I had an odd experience during the last few bits I wrote on
The Seventh Crow. One character in the story is magically disguised for a time; he doesn't realize it, looks different, goes by a different name. I came to the part where the charm would be removed and the character would revert back to his normal form, and wrote it as it had played out in my head. Then suddenly I felt terrible. I felt as if I had
killed off the alter ego, the "in disguise" character. Even though it was the same character! It really bothered me, even though this was the plan from the beginning of the story. I knew it was going to happen. But I hadn't anticipated how it would make me feel.
Which in turn made me wonder how readers were going to feel when it happens. They're supposed to be somewhat surprised, but I hadn't thought about them being disappointed, sad, or even perhaps angry. I can't change it now, too much of the story depends on it, but what to do about it?
I had to set the manuscript aside for a little while to think about it. I had to come up with some way to reconcile what had happened and not leave it where it was.

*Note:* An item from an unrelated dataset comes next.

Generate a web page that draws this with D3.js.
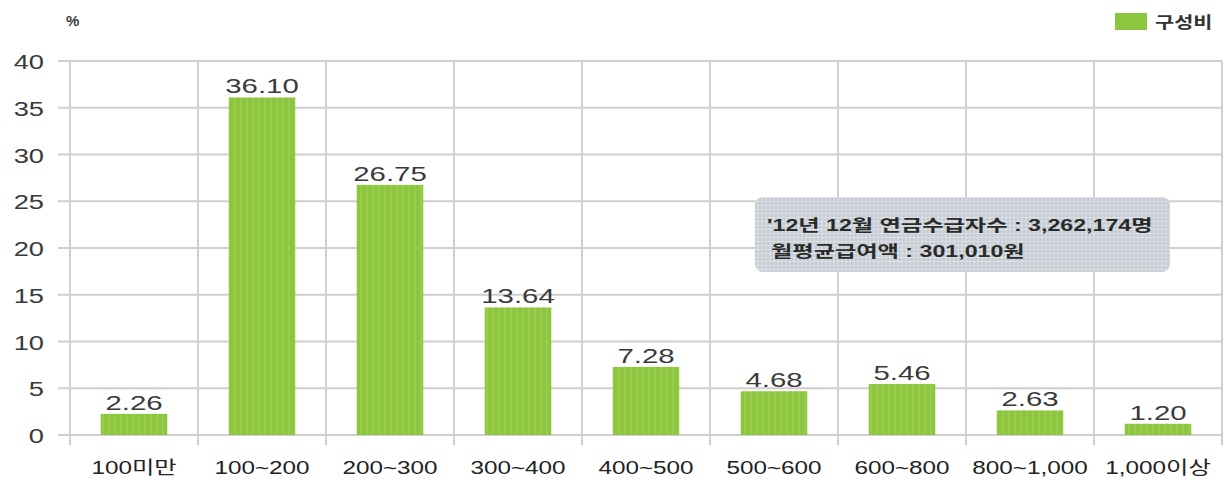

Luckily, I did. I think my idea is going to work and that if readers will stick with it, they'll be satisfied with what happens. But it just goes to show how attached one can get to one's characters. I think in this case that turned out to be a good thing, since it made me think about how my readers might react to these developments. Sometimes we can get so wrapped up in our plots and ideas that we forget we have a deal with readers not to disappoint them.
On a completely different problem, I also realized that I can bypass a huge section that I thought I would have to write, by having my MC delegate a certain task to someone else. In the context of the story it makes sense for her to do this, so I'm energized to keep pressing on now.